In some ways I do not blame FEMA for what’s happening. Planning for these disasters is the responsibility of the State and local governments, not FEMA, despite the assistance they offer in planning. True, for a disaster of this scope that’s not entirely relevant–FEMA would have to have some advance planning of their own regardless of what the states and municipalities plan. And it’s clear now that the local and FEMA planning and response were inadequate. Even so, I still would temper that with the understanding that the nature of this disaster would greatly hinder the response, even with good planning.
There is one criticism of this administration that I cannot entirely support. It’s becoming clear that funds to reinforce New Orleans’ flood protection system were reallocated for the Iraq war, and that those funds may have helped prevent the worst of New Orleans’ problems. It certainly does indicate the administration’s priorities.
But levees and pumps are generally not the answer. That city should not be there. I cannot refute the historical significance of New Orleans, and the reasons it was originally located there. But especially given the immense cost of this disaster, I question the wisdom of rebuilding. I would very much like to see a study of the feasibility and costs of relocating as much as possible to safer ground. Unfortunately, I know this is not what will happen. The city will be rebuilt in-place, and billions will be spent on bigger levees and more pumping stations. But I would at least like to see a serious discussion of it.
Make of that what you will.
In agency terms, those are budget cuts. Agencies put together funding requests, which are slightly inflated estimates of what the Agency Honchos think will allow that agency to fulfill it’s critical mission goals. So anything less than that request is seen as a budget cut, because it means that something the agency planned to do will have to get cut.
In all reality, who knows what would have happened had the ACE been allowed to keep the funds it needed to complete the levee upgrade. The thing that angers me isn’t so much that funding was cut. It’s that Bush acted yesterday like the whole idea that the levees could fail was news to him. It displayed an ignorance that I consider embarrassingly niave in the man that’s supposed to be the leader of this country. Yet he’s unfamiliar with one of the top vulnerabilities we have? One that FEMA considers to be such a large risk that they ran drills on just this disaster last summer? One that Bush’s administration looked at, and decided that rather than fund the $20 billion it would take to upgrade the entire levee system, he’d just spend $2 billion for a few projects.
CNN has the before and after satellite shots up, and I’m guessing that even if the levees have been strengthened, they still would have broken.
Oh, a letter from Michael Moore.

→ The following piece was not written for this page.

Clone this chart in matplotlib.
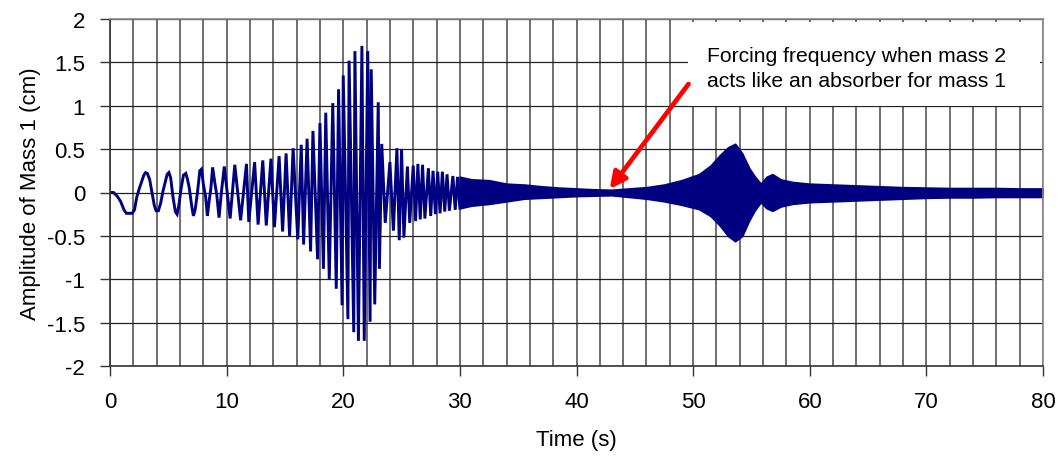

Ok, one at a time, one at a time:
“Even those pesky scientists who predicted this would happen because the water in the Gulf of Mexico is getting hotter and hotter making a storm like this inevitable. Ignore them and all their global warming Chicken Littles. There is nothing unusual about a hurricane that was so wide it would be like having one F-4 tornado that stretched from New York to Cleveland.”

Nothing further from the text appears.